In the debate show I noticed that everyone stuck to the word "Westernization" even though a lot of what they were talking about was really Americanization or Modernization. These three words have become synonymous in our minds. But they do not mean the same thing.
The West itself, most of the states in Europe, for example, are actually a victim of "Westernization". From Scotland to Switzerland, a lot of homogeneity has developed over the past 50 years. These have been at the cost of local cultures and arts. The United States itself has become very homogenous in this time. This has been due to the cultural "hegemony" of the United States (I do not use the term hegemony in a negative way).
This is an important distinction - because when people broadly say Westernization it means a quest for new experiences or the celebration of a "better" culture, a culture of the Europeans. But the European native cultures themselves are under threat from "Westernization". And this mono-culture is actually changing too.
This is why debating about eating pizza or Dosa seem silly to me - the pizza as we eat it is not "Western" in any sense. The big companies that are pizza franchises are all American; and their preparation has little to do with the pizza prepared in Italian homes. (For one, they would never dream of putting masala on pizza)
There are bigger issues at stake than pizza.
The truth is the USA is a global hegemon in terms of money and power. Therefore there exists a good reason why it exercises cultural hegemony too.
The mono-culture in the USA itself, meanwhile is largely shaped by the corporate media there. Thus, you may as well celebrate "American-corporate-mediaization" instead of Westernization.

Westernization vs Modernization
Neither is Westernization synonymous with Modernization. In the debate show one person mentioned that her husband (who is a Christian) wonders why we should receive money all time with the right hand (as we do in India). She mentioned that she had no answer for this question.
If her point was that there are a lot of absurd social conventions in India, she is right. But that is the case in the West too. I lived in Philadelphia for a few years in an apartment complex that had four blocks. None of these blocks had a 13th floor! The floors reached 12 and then the next was 14. There was no 13th floor because 13 is an unlucky number.
Social conventions and rituals exist in all societies. The Americans have very absurd fashion rules such as not wearing certain colors in the winter.
My point is that it is easy - not really knowing anything about "Western" culture - to say that it is devoid of all the ills of ours.
One common confusion is about the Indian wedding. The Indian wedding involves 500 to 1000 invitees and a lot of rituals in some castes. In a forum debate someone said it was less meaningful as compared to a "Western" wedding.
But the Western wedding (the wedding rituals we see in Hollywood movies are not representative) has its own set of peculiarities. Once you have agreed to marriage as a ritual, almost every society has absurdities in marriages.
As human beings we are prone to meaningless rituals; it is hard to escape them. The NASA countdown to rocket launch is a ritual (the Russians do not do countdowns). The American Presidential inauguration is a ritual. Swearing in a political leader is a ritual.
There is very little specifically "better" about Western rituals.

Western Music
The SS Music Channel VJ Pooja, who was a guest in this debate show, started saying that Western music is better and has global reach. She mentioned that it influences Indian film music a lot.
I am always suspicious of people who claim about a better art or a better music based on regions or cultures. The amazing diversity you find in cultures in this world allows for many different dimensions of music, dance, painting, cinema, sculpture or literature. We cannot claim that one is better than the other based purely on a region to which an art belongs to.
The truth is that Western music has a big degree of penetration around the world because the West ruled most of the world (again, using the term West loosely).

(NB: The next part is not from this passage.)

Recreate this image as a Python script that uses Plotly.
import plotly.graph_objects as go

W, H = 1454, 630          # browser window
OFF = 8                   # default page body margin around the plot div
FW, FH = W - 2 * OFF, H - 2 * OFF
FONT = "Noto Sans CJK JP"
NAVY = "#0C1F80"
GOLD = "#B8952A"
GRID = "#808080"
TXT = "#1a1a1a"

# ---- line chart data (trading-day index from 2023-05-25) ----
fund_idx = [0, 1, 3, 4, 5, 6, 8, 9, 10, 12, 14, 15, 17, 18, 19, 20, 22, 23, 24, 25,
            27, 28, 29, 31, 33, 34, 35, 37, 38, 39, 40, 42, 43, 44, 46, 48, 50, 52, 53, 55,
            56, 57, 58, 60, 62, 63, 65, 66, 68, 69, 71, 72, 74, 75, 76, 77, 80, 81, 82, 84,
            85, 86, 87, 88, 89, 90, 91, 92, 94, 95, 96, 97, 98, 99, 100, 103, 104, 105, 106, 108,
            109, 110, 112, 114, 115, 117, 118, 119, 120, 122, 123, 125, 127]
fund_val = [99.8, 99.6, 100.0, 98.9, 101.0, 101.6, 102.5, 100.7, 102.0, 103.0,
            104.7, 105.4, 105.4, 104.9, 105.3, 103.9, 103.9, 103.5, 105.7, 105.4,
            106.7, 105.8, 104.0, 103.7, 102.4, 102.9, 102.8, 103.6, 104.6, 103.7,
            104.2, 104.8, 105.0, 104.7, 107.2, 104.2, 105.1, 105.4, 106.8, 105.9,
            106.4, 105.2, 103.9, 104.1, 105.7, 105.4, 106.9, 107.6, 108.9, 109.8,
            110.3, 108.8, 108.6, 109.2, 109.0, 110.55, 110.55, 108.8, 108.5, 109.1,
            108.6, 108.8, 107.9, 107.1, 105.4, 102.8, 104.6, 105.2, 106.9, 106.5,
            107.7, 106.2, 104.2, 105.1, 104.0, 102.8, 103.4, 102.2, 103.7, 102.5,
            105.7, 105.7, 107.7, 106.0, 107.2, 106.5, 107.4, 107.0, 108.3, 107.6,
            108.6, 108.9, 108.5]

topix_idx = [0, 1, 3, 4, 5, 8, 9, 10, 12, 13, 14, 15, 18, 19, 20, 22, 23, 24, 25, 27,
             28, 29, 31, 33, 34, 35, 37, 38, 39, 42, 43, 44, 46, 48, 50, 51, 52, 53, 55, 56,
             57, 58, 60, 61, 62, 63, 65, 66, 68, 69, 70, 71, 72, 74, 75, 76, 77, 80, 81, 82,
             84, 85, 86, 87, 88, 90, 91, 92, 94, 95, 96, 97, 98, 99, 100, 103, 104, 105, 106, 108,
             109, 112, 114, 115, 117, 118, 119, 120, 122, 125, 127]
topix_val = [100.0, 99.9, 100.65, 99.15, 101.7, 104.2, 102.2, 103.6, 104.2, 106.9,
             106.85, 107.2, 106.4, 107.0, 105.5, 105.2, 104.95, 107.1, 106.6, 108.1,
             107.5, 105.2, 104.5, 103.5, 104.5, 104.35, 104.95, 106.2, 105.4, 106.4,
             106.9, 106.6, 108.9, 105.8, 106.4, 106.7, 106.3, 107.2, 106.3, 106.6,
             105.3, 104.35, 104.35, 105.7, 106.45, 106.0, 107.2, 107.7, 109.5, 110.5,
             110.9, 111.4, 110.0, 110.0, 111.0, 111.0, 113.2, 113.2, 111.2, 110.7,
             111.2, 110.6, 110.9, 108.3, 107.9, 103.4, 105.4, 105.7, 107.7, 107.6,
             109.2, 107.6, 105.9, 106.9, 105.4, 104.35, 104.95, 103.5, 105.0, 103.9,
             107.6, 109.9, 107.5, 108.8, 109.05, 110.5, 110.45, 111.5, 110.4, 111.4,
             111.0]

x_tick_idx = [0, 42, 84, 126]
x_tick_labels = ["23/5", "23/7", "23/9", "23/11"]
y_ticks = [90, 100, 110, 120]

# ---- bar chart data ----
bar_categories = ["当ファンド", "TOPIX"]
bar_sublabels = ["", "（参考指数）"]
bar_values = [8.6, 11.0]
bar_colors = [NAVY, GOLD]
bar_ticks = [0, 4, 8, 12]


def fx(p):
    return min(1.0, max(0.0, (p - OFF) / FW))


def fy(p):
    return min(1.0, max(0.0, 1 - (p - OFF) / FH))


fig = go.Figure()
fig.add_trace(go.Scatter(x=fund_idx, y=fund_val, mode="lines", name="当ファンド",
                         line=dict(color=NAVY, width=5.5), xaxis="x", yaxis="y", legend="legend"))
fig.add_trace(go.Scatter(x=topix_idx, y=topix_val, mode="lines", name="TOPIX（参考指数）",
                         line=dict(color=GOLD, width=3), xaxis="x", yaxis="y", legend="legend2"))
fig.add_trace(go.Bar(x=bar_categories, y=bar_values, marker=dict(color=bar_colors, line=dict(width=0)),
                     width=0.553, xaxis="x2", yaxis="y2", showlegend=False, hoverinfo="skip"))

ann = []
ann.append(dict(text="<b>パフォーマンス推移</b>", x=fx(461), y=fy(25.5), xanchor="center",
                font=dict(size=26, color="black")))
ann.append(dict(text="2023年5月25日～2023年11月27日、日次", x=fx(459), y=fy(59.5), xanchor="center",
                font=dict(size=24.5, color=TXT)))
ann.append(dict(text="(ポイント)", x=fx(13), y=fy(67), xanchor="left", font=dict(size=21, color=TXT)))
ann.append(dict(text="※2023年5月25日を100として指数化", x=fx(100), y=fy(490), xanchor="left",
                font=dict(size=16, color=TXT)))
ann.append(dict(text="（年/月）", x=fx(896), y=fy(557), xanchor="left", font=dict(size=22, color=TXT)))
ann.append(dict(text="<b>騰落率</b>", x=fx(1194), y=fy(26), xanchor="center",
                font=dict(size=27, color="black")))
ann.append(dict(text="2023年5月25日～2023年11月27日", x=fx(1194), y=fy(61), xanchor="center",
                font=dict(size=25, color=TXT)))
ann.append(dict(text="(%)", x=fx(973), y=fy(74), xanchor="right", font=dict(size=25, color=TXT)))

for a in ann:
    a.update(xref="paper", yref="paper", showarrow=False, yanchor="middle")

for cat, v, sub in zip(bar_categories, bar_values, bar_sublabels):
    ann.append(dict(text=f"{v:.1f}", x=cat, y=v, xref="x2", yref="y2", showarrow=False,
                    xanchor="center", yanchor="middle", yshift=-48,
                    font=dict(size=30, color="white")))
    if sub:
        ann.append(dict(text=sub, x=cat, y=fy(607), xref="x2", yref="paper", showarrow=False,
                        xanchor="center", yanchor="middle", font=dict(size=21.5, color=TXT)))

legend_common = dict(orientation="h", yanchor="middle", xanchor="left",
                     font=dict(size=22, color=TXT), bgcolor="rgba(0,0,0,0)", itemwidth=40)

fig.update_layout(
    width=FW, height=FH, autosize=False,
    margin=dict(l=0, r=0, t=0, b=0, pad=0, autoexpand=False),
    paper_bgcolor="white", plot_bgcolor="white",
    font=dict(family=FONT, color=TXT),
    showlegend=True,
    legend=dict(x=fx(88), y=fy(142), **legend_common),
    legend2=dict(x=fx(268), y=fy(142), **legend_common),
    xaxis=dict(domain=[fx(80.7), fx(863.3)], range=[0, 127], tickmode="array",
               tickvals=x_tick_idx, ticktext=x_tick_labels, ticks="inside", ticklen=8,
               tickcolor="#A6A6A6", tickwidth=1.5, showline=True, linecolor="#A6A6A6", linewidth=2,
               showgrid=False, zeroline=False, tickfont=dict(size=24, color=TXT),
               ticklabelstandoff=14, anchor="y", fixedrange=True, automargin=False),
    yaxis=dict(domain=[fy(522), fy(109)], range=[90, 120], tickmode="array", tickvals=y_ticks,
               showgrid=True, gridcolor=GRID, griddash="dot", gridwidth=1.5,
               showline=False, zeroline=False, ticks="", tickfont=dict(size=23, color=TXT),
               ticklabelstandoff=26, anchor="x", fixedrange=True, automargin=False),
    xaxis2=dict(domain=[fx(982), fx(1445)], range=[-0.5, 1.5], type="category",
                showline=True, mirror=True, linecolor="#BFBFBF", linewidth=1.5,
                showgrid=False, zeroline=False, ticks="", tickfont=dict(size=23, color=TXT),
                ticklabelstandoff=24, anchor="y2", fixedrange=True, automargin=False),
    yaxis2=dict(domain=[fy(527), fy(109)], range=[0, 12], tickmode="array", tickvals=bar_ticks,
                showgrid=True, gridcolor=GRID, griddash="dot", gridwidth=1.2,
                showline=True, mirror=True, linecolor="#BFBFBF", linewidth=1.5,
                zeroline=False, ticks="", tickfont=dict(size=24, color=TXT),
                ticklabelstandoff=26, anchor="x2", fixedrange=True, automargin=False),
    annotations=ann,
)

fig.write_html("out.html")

To me, if Indian music borrows from the West it actually enriches Indian music. And vice versa. Music and other arts are not static - they get better when they borrow other influences. This is as true for Western music as it is for Indian music. Instead, it is weird to consider this "borrowing" to be a weak point of Indian music - it is a point in our favor, not against.
I have a great respect for all aspects of music including Western music - I don't think you can compare these music systems at all.
As an aside, the people who make such comparisons also make another mistake - they compare Indian CLASSICAL music with Western POPULAR music. This is a confusing comparison - classical music in any culture has lesser number of listeners (just as classical literature has lower number of readers). This is true in the West too - not everyone is grooving to Mozart over there.

The Biggest Issue
Having said all this, I thought the debate skipped the most important issues of Westernization.
The fact that our language is slowly decimated by schools which require students to speak only in English - that is a big concern. That is a conscious, deliberate attempt by the school system. I have written multiple times about this here.
The fact that all our advertisements in media show extremely fair people who move about in a Western styled landscape is a cause for concern. To me, it seems it makes us identify with white people, thereby subtly making us a client state.

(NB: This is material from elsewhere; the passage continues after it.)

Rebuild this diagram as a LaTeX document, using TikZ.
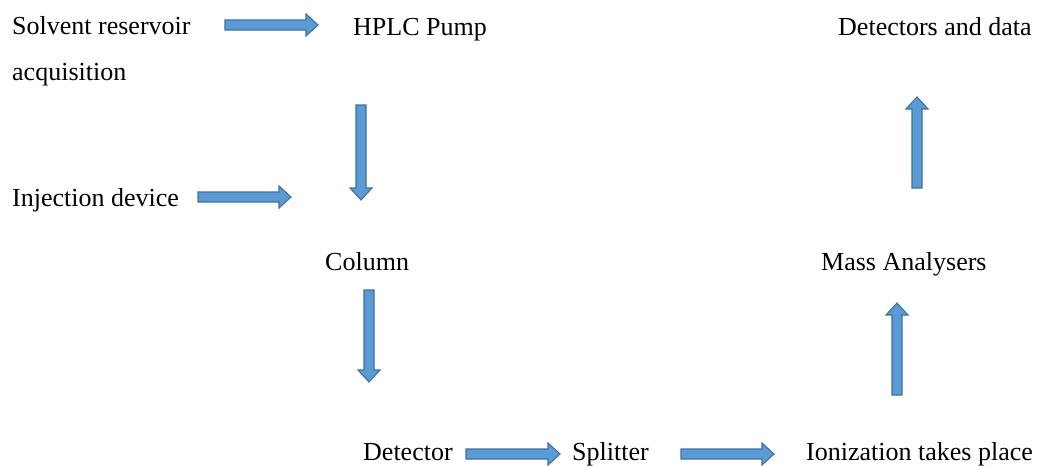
\documentclass[tikz,border=0pt]{standalone}
\usepackage{fontspec}
\setmainfont{Liberation Serif}
\usetikzlibrary{calc}
\definecolor{arrowfill}{RGB}{91,155,213}
\definecolor{arrowline}{RGB}{65,113,156}
\begin{document}
\begin{tikzpicture}[x=1pt,y=-1pt,
  lbl/.style={anchor=base west, inner sep=0pt, font=\fontsize{26}{30}\selectfont},
  blockarrow/.style={draw=arrowline, fill=arrowfill, line width=1.1pt, line join=miter,
    to path={
      ($(\tikztostart)!5pt!90:(\tikztotarget)$) --
      ($(\tikztotarget)!12pt!(\tikztostart)!5pt!-90:(\tikztostart)$) --
      ($(\tikztotarget)!12pt!(\tikztostart)!11pt!-90:(\tikztostart)$) --
      (\tikztotarget) --
      ($(\tikztotarget)!12pt!(\tikztostart)!11pt!90:(\tikztostart)$) --
      ($(\tikztotarget)!12pt!(\tikztostart)!5pt!90:(\tikztostart)$) --
      ($(\tikztostart)!5pt!-90:(\tikztotarget)$) -- cycle
    }}]
\fill[white] (0,0) rectangle (1037,466);
\useasboundingbox (0,0) rectangle (1037,466);

% labels
\node[lbl] (solvent) at (12,34) {Solvent reservoir};
\node[lbl] (acq) at (12,80) {acquisition};
\node[lbl] (pump) at (353,35) {HPLC Pump};
\node[lbl] (detdata) at (838,35) {Detectors and data};
\node[lbl] (inj) at (12,206) {Injection device};
\node[lbl] (column) at (325,270) {Column};
\node[lbl] (mass) at (821,270) {Mass Analysers};
\node[lbl] (detector) at (363,460) {Detector};
\node[lbl] (splitter) at (572,460) {Splitter};
\node[lbl] (ion) at (806,460) {Ionization takes place};

% arrow end points
\coordinate (a1s) at (225,25);  \coordinate (a1e) at (318,25);
\coordinate (a2s) at (361,105); \coordinate (a2e) at (361,200);
\coordinate (a3s) at (198,197); \coordinate (a3e) at (291,197);
\coordinate (a4s) at (369,290); \coordinate (a4e) at (369,382);
\coordinate (a5s) at (466,454); \coordinate (a5e) at (560,454);
\coordinate (a6s) at (681,454); \coordinate (a6e) at (774,454);
\coordinate (a7s) at (897,395); \coordinate (a7e) at (897,303);
\coordinate (a8s) at (917,188); \coordinate (a8e) at (917,97);

\draw[blockarrow] (a1s) to (a1e);
\draw[blockarrow] (a2s) to (a2e);
\draw[blockarrow] (a3s) to (a3e);
\draw[blockarrow] (a4s) to (a4e);
\draw[blockarrow] (a5s) to (a5e);
\draw[blockarrow] (a6s) to (a6e);
\draw[blockarrow] (a7s) to (a7e);
\draw[blockarrow] (a8s) to (a8e);
\end{tikzpicture}
\end{document}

These two combine to show a conscious attempt to push us into a forced Westernization program set by our elites.
That bothers me; Pizza eating does not.

1 comment:

Sridhar said...

I agree with most of it, except the negative tone on customs and rituals. Not understanding the reason behind a ritual gives you the freedom to not perform it, doesn't give you the freedom to ridicule who perform it. The maturity should come with age. I got it recently... :)

No society is free of them... unfortunately the "so-called" rational movements of Tamil Nadu made people reject them instead of questioning them. If you question, there is a hope for an answer, if you reject the doors are shut.

I remember during my college days, a Christian classmate passing comments about Tamil marriage customs (the topic was the story of Punithavathi aka Karaikkal Ammaiyar), without realizing that he is part of the custom. He was actively encouraged by the Tamil teacher. This is not a surprise if you know what Tamil teachers are made of.

The class ended just short of us exchanging physical blows at each other.